• [AVAILABLE DATA]:
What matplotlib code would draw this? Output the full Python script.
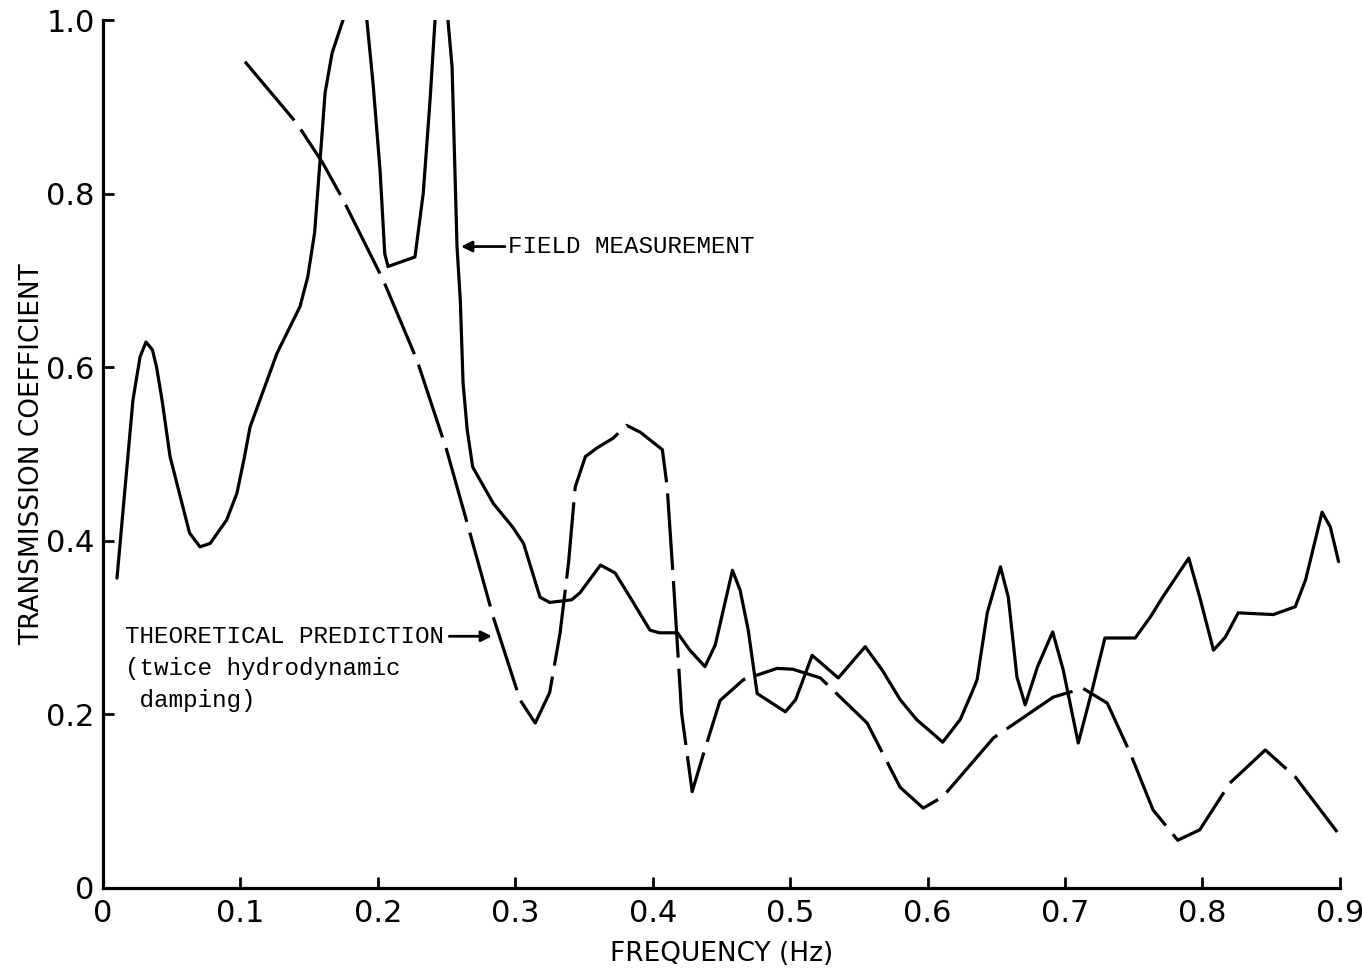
import matplotlib
matplotlib.use("Agg")
import matplotlib.pyplot as plt

# Field measurement (solid curve): frequency (Hz), transmission coefficient
field_f = [0.0102, 0.0218, 0.027, 0.0313, 0.036, 0.039, 0.043, 0.0488, 0.063, 0.0706, 0.078, 0.090,
           0.0975, 0.103, 0.107, 0.1266, 0.1434, 0.149, 0.154, 0.158, 0.1616, 0.1667,
           0.1747, 0.184, 0.192, 0.1965, 0.2016, 0.205, 0.2074, 0.227, 0.233, 0.238,
           0.2416, 0.2465, 0.251, 0.254, 0.2576, 0.260, 0.262, 0.265, 0.269, 0.284,
           0.298, 0.306, 0.318, 0.325, 0.341, 0.347, 0.362, 0.3726, 0.3835, 0.398,
           0.405, 0.418, 0.427, 0.438, 0.4455, 0.458, 0.4636, 0.4695, 0.476, 0.4965,
           0.504, 0.516, 0.535, 0.5546, 0.567, 0.580, 0.592, 0.611, 0.6237, 0.633,
           0.636, 0.6434, 0.653, 0.6587, 0.665, 0.671, 0.680, 0.691, 0.6987, 0.7096,
           0.7197, 0.729, 0.751, 0.762, 0.771, 0.790, 0.798, 0.808, 0.8166, 0.826,
           0.8515, 0.8675, 0.875, 0.887, 0.893, 0.899]
field_t = [0.357, 0.562, 0.612, 0.629, 0.620, 0.600, 0.562, 0.497, 0.409, 0.393, 0.397, 0.424,
           0.455, 0.497, 0.531, 0.616, 0.670, 0.704, 0.755, 0.839, 0.916, 0.962,
           1.000, 1.150, 1.000, 0.927, 0.827, 0.731, 0.716, 0.727, 0.800, 0.908,
           1.000, 1.120, 1.000, 0.946, 0.739, 0.677, 0.582, 0.528, 0.485, 0.443,
           0.416, 0.397, 0.335, 0.329, 0.332, 0.340, 0.372, 0.363, 0.335, 0.297,
           0.294, 0.294, 0.274, 0.255, 0.280, 0.366, 0.343, 0.297, 0.224, 0.203,
           0.217, 0.268, 0.242, 0.278, 0.251, 0.217, 0.194, 0.168, 0.194, 0.228,
           0.240, 0.317, 0.370, 0.335, 0.243, 0.211, 0.255, 0.295, 0.251, 0.167,
           0.228, 0.288, 0.288, 0.312, 0.335, 0.380, 0.335, 0.274, 0.289, 0.317,
           0.315, 0.324, 0.355, 0.433, 0.416, 0.376]

# Theoretical prediction (dashed curve)
theory_f = [0.1033, 0.141, 0.160, 0.1747, 0.204, 0.2285, 0.250, 0.267, 0.284, 0.3035,
            0.3145, 0.325, 0.3326, 0.3387, 0.3436, 0.351, 0.3595, 0.371, 0.381, 0.391,
            0.407, 0.4105, 0.415, 0.421, 0.4287, 0.437, 0.449, 0.466, 0.4905, 0.502,
            0.522, 0.556, 0.580, 0.5968, 0.611, 0.648, 0.6915, 0.713, 0.7307, 0.7475,
            0.764, 0.782, 0.798, 0.820, 0.8457, 0.8675, 0.898]
theory_t = [0.952, 0.881, 0.835, 0.793, 0.700, 0.608, 0.505, 0.409, 0.312, 0.2166,
            0.190, 0.225, 0.294, 0.374, 0.462, 0.497, 0.507, 0.518, 0.533, 0.525,
            0.505, 0.462, 0.355, 0.2016, 0.111, 0.155, 0.216, 0.240, 0.253, 0.252,
            0.242, 0.190, 0.116, 0.092, 0.105, 0.173, 0.220, 0.230, 0.213, 0.155,
            0.090, 0.055, 0.067, 0.121, 0.159, 0.128, 0.0645]

x_ticks = [0, 0.1, 0.2, 0.3, 0.4, 0.5, 0.6, 0.7, 0.8, 0.9]
x_tick_labels = ["0", "0.1", "0.2", "0.3", "0.4", "0.5", "0.6", "0.7", "0.8", "0.9"]
y_ticks = [0, 0.2, 0.4, 0.6, 0.8, 1.0]
y_tick_labels = ["0", "0.2", "0.4", "0.6", "0.8", "1.0"]

plot_font = ["DejaVu Sans"]
type_font = ["Liberation Mono", "DejaVu Sans Mono"]

fig = plt.figure(figsize=(13.62, 9.71), dpi=100)
ax = fig.add_axes([0.0756, 0.0855, 0.9082, 0.8939])

ax.plot(field_f, field_t, color="black", lw=2.3, solid_joinstyle="round",
        solid_capstyle="round")
ax.plot(theory_f, theory_t, color="black", lw=2.3, linestyle=(0, (24, 3.5)),
        dash_joinstyle="round")

ax.set_xlim(0, 0.9)
ax.set_ylim(0, 1.0)
ax.spines["top"].set_visible(False)
ax.spines["right"].set_visible(False)
for s in ("left", "bottom"):
    ax.spines[s].set_linewidth(2.3)

ax.set_xticks(x_ticks)
ax.set_xticklabels(x_tick_labels, family=plot_font, fontsize=22)
ax.set_yticks(y_ticks)
ax.set_yticklabels(y_tick_labels, family=plot_font, fontsize=22)
ax.tick_params(axis="both", direction="in", length=8, width=2, pad=6)
ax.tick_params(axis="x", pad=8)

ax.set_xlabel("FREQUENCY (Hz)", family=plot_font, fontsize=19, labelpad=9)
ax.set_ylabel("TRANSMISSION COEFFICIENT", family=plot_font, fontsize=19, labelpad=1)

# annotations
ax.annotate("FIELD MEASUREMENT", xy=(0.2605, 0.739), xytext=(0.2945, 0.739),
            family=type_font, fontsize=17.5, va="center", ha="left",
            arrowprops=dict(arrowstyle="-|>", color="black", lw=2,
                            mutation_scale=16, shrinkA=0, shrinkB=0))
ax.annotate("", xy=(0.283, 0.290), xytext=(0.252, 0.290),
            arrowprops=dict(arrowstyle="-|>", color="black", lw=2,
                            mutation_scale=16, shrinkA=0, shrinkB=0))
ax.text(0.016, 0.290, "THEORETICAL PREDICTION", family=type_font, fontsize=17.5,
        va="center", ha="left")
ax.text(0.016, 0.253, "(twice hydrodynamic", family=type_font, fontsize=17.5,
        va="center", ha="left")
ax.text(0.016, 0.216, " damping)", family=type_font, fontsize=17.5,
        va="center", ha="left")

fig.savefig("out.png", dpi=100)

• [WRITTEN TASK]:
Transcribe the listing in full. Omit the pictures and keep every line exact.

• [SOLUTION TO THIS EXERCISE]:
What matplotlib code would draw this? Output the full Python script.
import matplotlib
matplotlib.use("Agg")
import matplotlib.pyplot as plt

# Field measurement (solid curve): frequency (Hz), transmission coefficient
field_f = [0.0102, 0.0218, 0.027, 0.0313, 0.036, 0.039, 0.043, 0.0488, 0.063, 0.0706, 0.078, 0.090,
           0.0975, 0.103, 0.107, 0.1266, 0.1434, 0.149, 0.154, 0.158, 0.1616, 0.1667,
           0.1747, 0.184, 0.192, 0.1965, 0.2016, 0.205, 0.2074, 0.227, 0.233, 0.238,
           0.2416, 0.2465, 0.251, 0.254, 0.2576, 0.260, 0.262, 0.265, 0.269, 0.284,
           0.298, 0.306, 0.318, 0.325, 0.341, 0.347, 0.362, 0.3726, 0.3835, 0.398,
           0.405, 0.418, 0.427, 0.438, 0.4455, 0.458, 0.4636, 0.4695, 0.476, 0.4965,
           0.504, 0.516, 0.535, 0.5546, 0.567, 0.580, 0.592, 0.611, 0.6237, 0.633,
           0.636, 0.6434, 0.653, 0.6587, 0.665, 0.671, 0.680, 0.691, 0.6987, 0.7096,
           0.7197, 0.729, 0.751, 0.762, 0.771, 0.790, 0.798, 0.808, 0.8166, 0.826,
           0.8515, 0.8675, 0.875, 0.887, 0.893, 0.899]
field_t = [0.357, 0.562, 0.612, 0.629, 0.620, 0.600, 0.562, 0.497, 0.409, 0.393, 0.397, 0.424,
           0.455, 0.497, 0.531, 0.616, 0.670, 0.704, 0.755, 0.839, 0.916, 0.962,
           1.000, 1.150, 1.000, 0.927, 0.827, 0.731, 0.716, 0.727, 0.800, 0.908,
           1.000, 1.120, 1.000, 0.946, 0.739, 0.677, 0.582, 0.528, 0.485, 0.443,
           0.416, 0.397, 0.335, 0.329, 0.332, 0.340, 0.372, 0.363, 0.335, 0.297,
           0.294, 0.294, 0.274, 0.255, 0.280, 0.366, 0.343, 0.297, 0.224, 0.203,
           0.217, 0.268, 0.242, 0.278, 0.251, 0.217, 0.194, 0.168, 0.194, 0.228,
           0.240, 0.317, 0.370, 0.335, 0.243, 0.211, 0.255, 0.295, 0.251, 0.167,
           0.228, 0.288, 0.288, 0.312, 0.335, 0.380, 0.335, 0.274, 0.289, 0.317,
           0.315, 0.324, 0.355, 0.433, 0.416, 0.376]

# Theoretical prediction (dashed curve)
theory_f = [0.1033, 0.141, 0.160, 0.1747, 0.204, 0.2285, 0.250, 0.267, 0.284, 0.3035,
            0.3145, 0.325, 0.3326, 0.3387, 0.3436, 0.351, 0.3595, 0.371, 0.381, 0.391,
            0.407, 0.4105, 0.415, 0.421, 0.4287, 0.437, 0.449, 0.466, 0.4905, 0.502,
            0.522, 0.556, 0.580, 0.5968, 0.611, 0.648, 0.6915, 0.713, 0.7307, 0.7475,
            0.764, 0.782, 0.798, 0.820, 0.8457, 0.8675, 0.898]
theory_t = [0.952, 0.881, 0.835, 0.793, 0.700, 0.608, 0.505, 0.409, 0.312, 0.2166,
            0.190, 0.225, 0.294, 0.374, 0.462, 0.497, 0.507, 0.518, 0.533, 0.525,
            0.505, 0.462, 0.355, 0.2016, 0.111, 0.155, 0.216, 0.240, 0.253, 0.252,
            0.242, 0.190, 0.116, 0.092, 0.105, 0.173, 0.220, 0.230, 0.213, 0.155,
            0.090, 0.055, 0.067, 0.121, 0.159, 0.128, 0.0645]

x_ticks = [0, 0.1, 0.2, 0.3, 0.4, 0.5, 0.6, 0.7, 0.8, 0.9]
x_tick_labels = ["0", "0.1", "0.2", "0.3", "0.4", "0.5", "0.6", "0.7", "0.8", "0.9"]
y_ticks = [0, 0.2, 0.4, 0.6, 0.8, 1.0]
y_tick_labels = ["0", "0.2", "0.4", "0.6", "0.8", "1.0"]

plot_font = ["DejaVu Sans"]
type_font = ["Liberation Mono", "DejaVu Sans Mono"]

fig = plt.figure(figsize=(13.62, 9.71), dpi=100)
ax = fig.add_axes([0.0756, 0.0855, 0.9082, 0.8939])

ax.plot(field_f, field_t, color="black", lw=2.3, solid_joinstyle="round",
        solid_capstyle="round")
ax.plot(theory_f, theory_t, color="black", lw=2.3, linestyle=(0, (24, 3.5)),
        dash_joinstyle="round")

ax.set_xlim(0, 0.9)
ax.set_ylim(0, 1.0)
ax.spines["top"].set_visible(False)
ax.spines["right"].set_visible(False)
for s in ("left", "bottom"):
    ax.spines[s].set_linewidth(2.3)

ax.set_xticks(x_ticks)
ax.set_xticklabels(x_tick_labels, family=plot_font, fontsize=22)
ax.set_yticks(y_ticks)
ax.set_yticklabels(y_tick_labels, family=plot_font, fontsize=22)
ax.tick_params(axis="both", direction="in", length=8, width=2, pad=6)
ax.tick_params(axis="x", pad=8)

ax.set_xlabel("FREQUENCY (Hz)", family=plot_font, fontsize=19, labelpad=9)
ax.set_ylabel("TRANSMISSION COEFFICIENT", family=plot_font, fontsize=19, labelpad=1)

# annotations
ax.annotate("FIELD MEASUREMENT", xy=(0.2605, 0.739), xytext=(0.2945, 0.739),
            family=type_font, fontsize=17.5, va="center", ha="left",
            arrowprops=dict(arrowstyle="-|>", color="black", lw=2,
                            mutation_scale=16, shrinkA=0, shrinkB=0))
ax.annotate("", xy=(0.283, 0.290), xytext=(0.252, 0.290),
            arrowprops=dict(arrowstyle="-|>", color="black", lw=2,
                            mutation_scale=16, shrinkA=0, shrinkB=0))
ax.text(0.016, 0.290, "THEORETICAL PREDICTION", family=type_font, fontsize=17.5,
        va="center", ha="left")
ax.text(0.016, 0.253, "(twice hydrodynamic", family=type_font, fontsize=17.5,
        va="center", ha="left")
ax.text(0.016, 0.216, " damping)", family=type_font, fontsize=17.5,
        va="center", ha="left")

fig.savefig("out.png", dpi=100)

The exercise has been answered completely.